------ Data lines ------

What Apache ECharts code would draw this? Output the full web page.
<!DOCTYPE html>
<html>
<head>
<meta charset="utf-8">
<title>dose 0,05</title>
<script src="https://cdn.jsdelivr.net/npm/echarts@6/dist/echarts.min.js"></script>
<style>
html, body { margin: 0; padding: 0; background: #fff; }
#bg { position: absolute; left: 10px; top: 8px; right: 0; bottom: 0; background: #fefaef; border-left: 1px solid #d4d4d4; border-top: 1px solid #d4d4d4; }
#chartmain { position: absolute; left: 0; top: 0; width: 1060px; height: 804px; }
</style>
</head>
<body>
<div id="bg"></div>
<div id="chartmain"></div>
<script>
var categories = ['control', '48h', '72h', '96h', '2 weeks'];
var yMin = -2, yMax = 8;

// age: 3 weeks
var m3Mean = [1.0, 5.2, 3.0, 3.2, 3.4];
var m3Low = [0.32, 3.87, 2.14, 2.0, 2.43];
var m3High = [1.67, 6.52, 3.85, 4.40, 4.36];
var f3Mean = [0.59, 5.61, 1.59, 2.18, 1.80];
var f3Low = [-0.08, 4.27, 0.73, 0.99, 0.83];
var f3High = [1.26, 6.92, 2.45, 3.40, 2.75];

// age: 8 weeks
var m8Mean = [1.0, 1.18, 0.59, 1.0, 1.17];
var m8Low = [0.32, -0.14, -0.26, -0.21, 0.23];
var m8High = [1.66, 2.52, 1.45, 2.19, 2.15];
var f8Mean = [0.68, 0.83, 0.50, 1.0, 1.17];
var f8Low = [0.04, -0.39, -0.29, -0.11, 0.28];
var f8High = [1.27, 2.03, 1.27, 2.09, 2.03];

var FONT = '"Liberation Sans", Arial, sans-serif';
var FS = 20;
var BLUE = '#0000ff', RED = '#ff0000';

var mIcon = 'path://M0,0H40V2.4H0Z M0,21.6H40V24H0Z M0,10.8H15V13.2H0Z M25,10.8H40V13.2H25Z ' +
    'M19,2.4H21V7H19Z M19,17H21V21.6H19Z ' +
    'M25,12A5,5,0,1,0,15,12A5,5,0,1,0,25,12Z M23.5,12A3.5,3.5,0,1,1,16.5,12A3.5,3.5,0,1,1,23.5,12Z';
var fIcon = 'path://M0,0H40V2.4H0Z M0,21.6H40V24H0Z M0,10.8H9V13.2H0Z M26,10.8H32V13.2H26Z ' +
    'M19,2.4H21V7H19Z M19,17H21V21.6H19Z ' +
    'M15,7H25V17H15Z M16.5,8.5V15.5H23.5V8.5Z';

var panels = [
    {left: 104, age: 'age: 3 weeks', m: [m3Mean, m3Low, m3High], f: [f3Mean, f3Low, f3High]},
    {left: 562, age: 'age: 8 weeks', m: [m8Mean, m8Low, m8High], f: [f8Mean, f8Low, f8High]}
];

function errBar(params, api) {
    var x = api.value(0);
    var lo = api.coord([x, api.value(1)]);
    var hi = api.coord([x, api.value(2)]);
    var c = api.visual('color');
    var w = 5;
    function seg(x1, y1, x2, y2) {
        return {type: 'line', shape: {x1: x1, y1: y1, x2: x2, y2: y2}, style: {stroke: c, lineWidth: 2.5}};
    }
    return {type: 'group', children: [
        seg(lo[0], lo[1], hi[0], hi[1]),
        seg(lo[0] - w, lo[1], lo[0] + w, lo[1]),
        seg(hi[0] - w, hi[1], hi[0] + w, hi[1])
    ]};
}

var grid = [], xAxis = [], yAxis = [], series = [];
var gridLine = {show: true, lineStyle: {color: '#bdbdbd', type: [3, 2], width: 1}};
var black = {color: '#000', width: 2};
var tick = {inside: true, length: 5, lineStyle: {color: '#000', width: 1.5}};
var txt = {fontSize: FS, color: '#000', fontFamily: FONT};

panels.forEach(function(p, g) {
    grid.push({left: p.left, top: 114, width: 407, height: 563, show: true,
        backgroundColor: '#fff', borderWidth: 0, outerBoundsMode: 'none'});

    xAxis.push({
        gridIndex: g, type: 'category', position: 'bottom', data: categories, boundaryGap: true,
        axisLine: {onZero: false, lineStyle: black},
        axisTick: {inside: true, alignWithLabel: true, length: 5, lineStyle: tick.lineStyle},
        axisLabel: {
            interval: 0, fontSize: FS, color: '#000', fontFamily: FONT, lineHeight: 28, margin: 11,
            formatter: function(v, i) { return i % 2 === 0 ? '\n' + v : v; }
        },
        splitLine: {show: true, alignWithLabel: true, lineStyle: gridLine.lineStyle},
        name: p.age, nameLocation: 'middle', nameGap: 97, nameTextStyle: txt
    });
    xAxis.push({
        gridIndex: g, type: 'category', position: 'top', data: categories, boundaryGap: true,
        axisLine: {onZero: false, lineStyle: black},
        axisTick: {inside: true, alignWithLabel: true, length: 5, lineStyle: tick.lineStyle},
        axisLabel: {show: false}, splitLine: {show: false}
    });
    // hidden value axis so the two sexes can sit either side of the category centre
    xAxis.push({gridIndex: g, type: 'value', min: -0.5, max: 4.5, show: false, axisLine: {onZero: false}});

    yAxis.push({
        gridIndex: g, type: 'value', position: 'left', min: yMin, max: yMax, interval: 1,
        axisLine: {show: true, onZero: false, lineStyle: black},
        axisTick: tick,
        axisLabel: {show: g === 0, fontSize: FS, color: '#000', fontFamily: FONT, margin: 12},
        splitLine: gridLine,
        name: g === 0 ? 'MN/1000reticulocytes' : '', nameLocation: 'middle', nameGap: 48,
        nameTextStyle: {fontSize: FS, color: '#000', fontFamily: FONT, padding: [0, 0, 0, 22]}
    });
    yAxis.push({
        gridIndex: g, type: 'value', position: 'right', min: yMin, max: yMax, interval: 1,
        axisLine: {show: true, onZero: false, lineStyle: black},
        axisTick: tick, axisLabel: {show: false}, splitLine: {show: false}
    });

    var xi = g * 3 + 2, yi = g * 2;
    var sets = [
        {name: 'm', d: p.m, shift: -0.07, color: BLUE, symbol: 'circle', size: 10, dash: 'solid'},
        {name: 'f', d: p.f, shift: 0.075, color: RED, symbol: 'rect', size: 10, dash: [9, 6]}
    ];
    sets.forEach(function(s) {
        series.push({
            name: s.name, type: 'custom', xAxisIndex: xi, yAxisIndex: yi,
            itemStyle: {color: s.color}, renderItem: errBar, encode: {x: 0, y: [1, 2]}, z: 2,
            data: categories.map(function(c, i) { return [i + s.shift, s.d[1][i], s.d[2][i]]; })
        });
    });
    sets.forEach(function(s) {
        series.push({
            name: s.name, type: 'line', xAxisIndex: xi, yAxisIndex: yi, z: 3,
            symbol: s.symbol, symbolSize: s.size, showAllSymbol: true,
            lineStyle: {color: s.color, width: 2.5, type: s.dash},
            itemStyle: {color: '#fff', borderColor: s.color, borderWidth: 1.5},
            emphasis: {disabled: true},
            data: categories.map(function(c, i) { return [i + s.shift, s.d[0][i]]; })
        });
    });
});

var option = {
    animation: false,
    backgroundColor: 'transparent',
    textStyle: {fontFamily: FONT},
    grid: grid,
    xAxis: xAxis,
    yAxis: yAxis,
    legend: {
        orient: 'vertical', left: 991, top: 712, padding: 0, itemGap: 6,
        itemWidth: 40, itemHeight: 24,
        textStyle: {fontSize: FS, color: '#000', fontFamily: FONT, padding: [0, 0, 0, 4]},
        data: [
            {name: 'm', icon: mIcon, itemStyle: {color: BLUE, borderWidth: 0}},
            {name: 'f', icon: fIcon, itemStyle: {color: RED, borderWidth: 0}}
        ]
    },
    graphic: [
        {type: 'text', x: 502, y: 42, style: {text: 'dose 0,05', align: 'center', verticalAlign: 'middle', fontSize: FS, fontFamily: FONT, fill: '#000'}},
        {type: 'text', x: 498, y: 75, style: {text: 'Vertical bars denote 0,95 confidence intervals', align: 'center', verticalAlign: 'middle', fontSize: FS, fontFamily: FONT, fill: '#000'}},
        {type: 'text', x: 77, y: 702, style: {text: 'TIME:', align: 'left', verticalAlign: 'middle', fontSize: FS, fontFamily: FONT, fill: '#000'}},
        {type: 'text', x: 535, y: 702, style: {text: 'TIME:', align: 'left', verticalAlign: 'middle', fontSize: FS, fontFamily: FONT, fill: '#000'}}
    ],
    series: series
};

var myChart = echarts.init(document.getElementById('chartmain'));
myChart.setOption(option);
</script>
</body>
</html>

------

▸ **Exercise requirements**
Only the lines from the beginning of the material above through the line with "var yMin = -2, yMax = 8;" are wanted; extract them exactly.

▸ **Answer in full**
What Apache ECharts code would draw this? Output the full web page.
<!DOCTYPE html>
<html>
<head>
<meta charset="utf-8">
<title>dose 0,05</title>
<script src="https://cdn.jsdelivr.net/npm/echarts@6/dist/echarts.min.js"></script>
<style>
html, body { margin: 0; padding: 0; background: #fff; }
#bg { position: absolute; left: 10px; top: 8px; right: 0; bottom: 0; background: #fefaef; border-left: 1px solid #d4d4d4; border-top: 1px solid #d4d4d4; }
#chartmain { position: absolute; left: 0; top: 0; width: 1060px; height: 804px; }
</style>
</head>
<body>
<div id="bg"></div>
<div id="chartmain"></div>
<script>
var categories = ['control', '48h', '72h', '96h', '2 weeks'];
var yMin = -2, yMax = 8;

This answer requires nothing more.